Predicting a landslide
"We predict The Tories will win by a landslide"
"Lies, damn lies and statistics"
Now, before I start, this is not a political article. No-one's left or right leanings will be discussed, and no politicians will be hurt in the making of this article.
With that disclaimer out of the way, let's talk 'predictive analytics' and the issues that can arise as you use these techniques.
Whether you like a surprise or not, we all want to know what's coming next in some form or another. From either wanting to know if it's going to rain in the morning, through to what the lottery numbers will be on the next draw, the future is what we want to know about.
In 'data' there are two ways to get to this, forecasting and prediction. Though some argue the different is nearly semantic, the verbiage for the two is often seen as different in the organisations we speak to. For most, forecasting is seen as using time series - historical data to plan at an aggregate level what will come next (think sales planning based off of previous years' data). Predictive, on the other hand, makes use of all of the data available to plan what individuals will do, based on that data.
Now, whichever you use, there are a couple of pitfalls you need to avoid.
Is "all of the data" actually "all of the data"?
One of the first ways in which you need to make sure your predictive model or forecast is working properly, is understanding your dataset. Quite often, without this understanding, you are going to get the wrong outcomes to your analyses.
For example, prediciting elections, or anything, off of qualitative data is a minefield. Firstly, is it all of the data, or part of the data? With the election coverage, one of the things I find most interesting with the pre-election polling is the small print, which is often not discussed. Within this, there is always a small word that’s all important, which is 'base'. Base is the sample size which the polling company spoke to when conducting the poll, and can be all important for this type of activity.
Obviously, the only way to truly predict exactly how an election will go is to ask everybody (and then hope none of them lie or change their mind, but more on that later). Now, obviously, this isn't feasible for this type of activity. As a result, they ask a sample of people, and then extrapolate out from there. For example, the last Ipsos Mori poll released prior to the election interviewed;
"a representative sample of 1,291 adults aged 18+ across Great Britain. Interviews were conducted by telephone 6th June – 7th June 2017. Data are weighted to the profile of the population (by age, gender, region, work status/sector, social grade, car in household, child in household, tenure, education (updated) and newspaper readership), and voting intention figures are based on all registered, and an adjustment for turnout overclaim based on age, and now also including tenure. As in all our final polls in recent general elections, we have reallocated refusals to the voting intention question on the basis of their newspaper readership. "

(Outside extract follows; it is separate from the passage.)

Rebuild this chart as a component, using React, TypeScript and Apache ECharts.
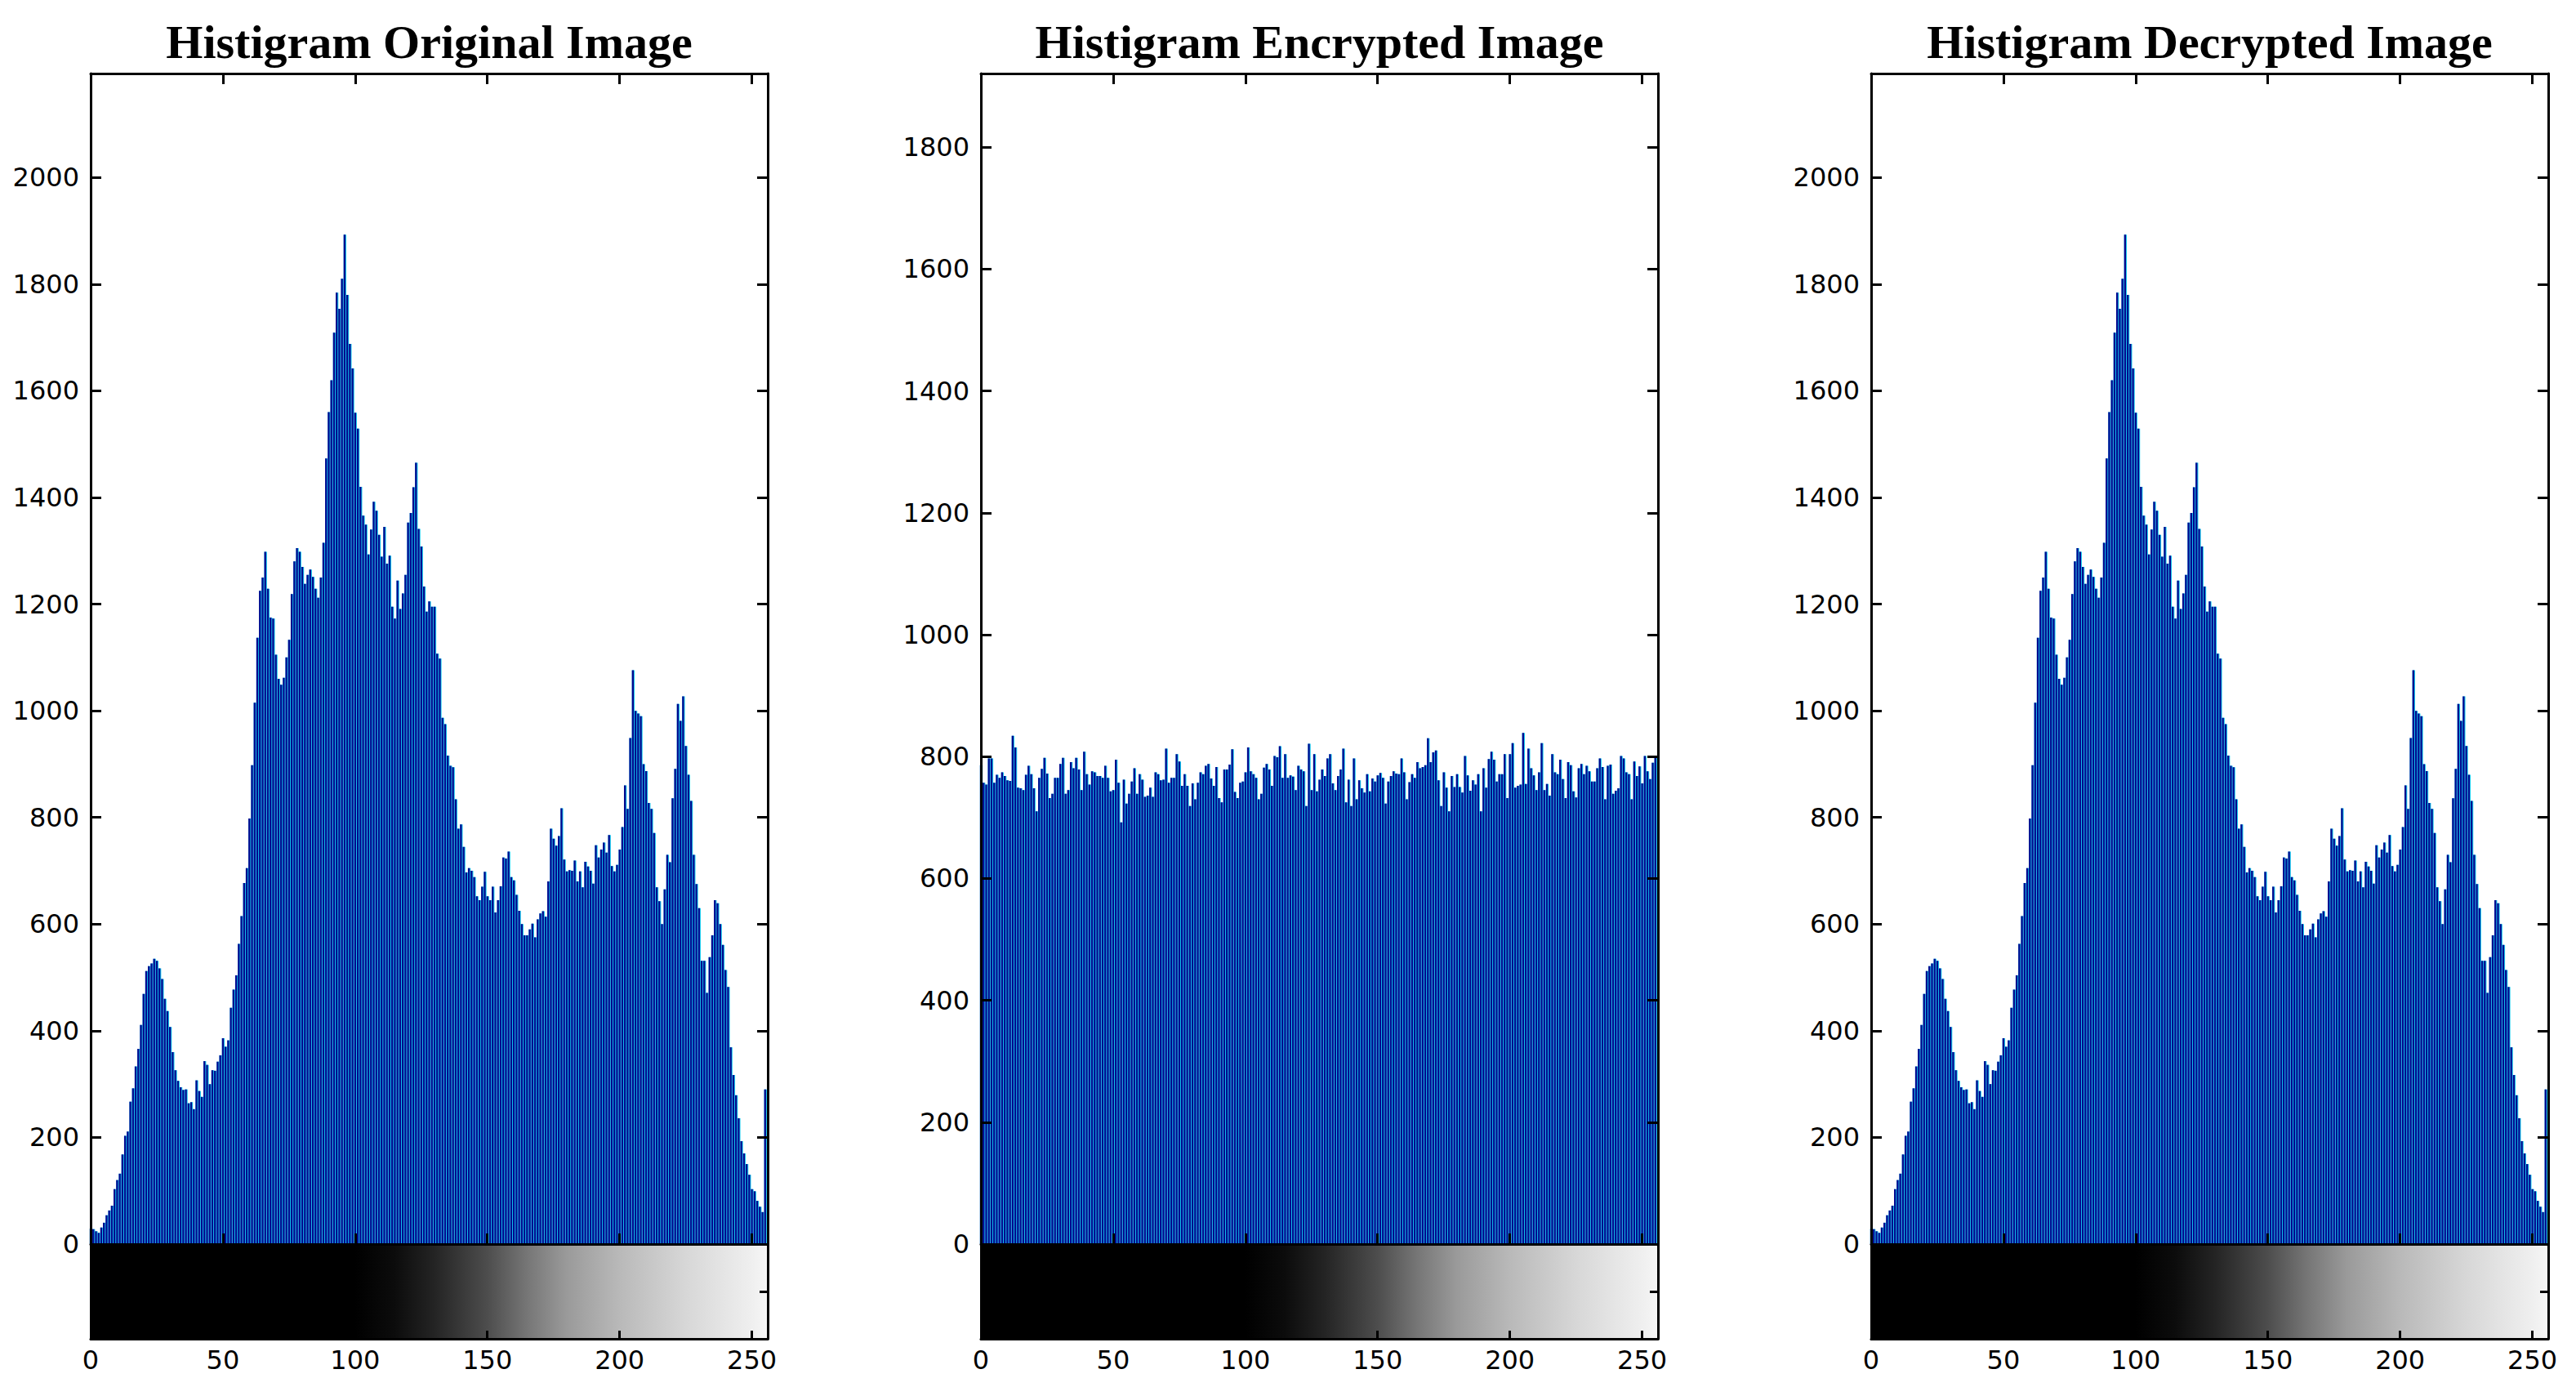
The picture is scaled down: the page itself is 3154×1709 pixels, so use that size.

So, in effect they interviewed around 1.3k people, from a population of 65 million? This poll gave a vote percentage of 44% to the Conservatives (who actually got 42%) and 36% to Labour (who actually got 40%), giving the Conservatives a majority.
Now as the above (lengthy) quote above illustrates, when using a sample you need to control a number of factors to make it representative of the whole population, otherwise you risk skewing your data and arriving at false findings. As a result, though more respondents to a survey or panel make it easier to do this, which is why the exit poll, which surveyed 20,000 people, was nearly spot on. This is also how tools like comScore are able to be quite accurate with their data (they have roughly 2 million panelists in versions of their tools).
Did they actually get it wrong?
One of the other features that predictions and forecasts should have (or the good ones anyway) is a view of margin of error. With forecasting and predicting, this is the margin of error that they could be out, due to the sample size and their ability to control all of the variables within the data to prevent skew.
In the Ipsos Mori poll I quoted from earlier, there is one other small print comment, buried at the end of the sentence, which says;
"error bars a 4ppt margin of error"
This one statement says that 'our forecast could be wrong, and it could be up to 4 percentage points out either way'. This means though their forecast says the Conservatives will get 44%, it could be as low as 40%, or as high as 48%. For labour, the range is 32% to 40%. With this being the case, the outlying points on the forecasts were actually right, and the result was within the margin of error that their model provided.
Now there are many statistical ways to reduce margin of error (confidence levels etc), which I won't get into, but the easiest way is to, again, increase the size of your sample.
"Tell me lies, tell me sweet little lies"
One last point on Qualitative data. Whether people mean to or not, they often 'lie'. Be it that they actually mislead in their responses, through to them perceiving something as true which may not be. For pollsters, this gives a massive issue, which can be hard to manage. For businesses though, this can easily be counteracted by comparing your qualitative data to quantitative data, like web analytics.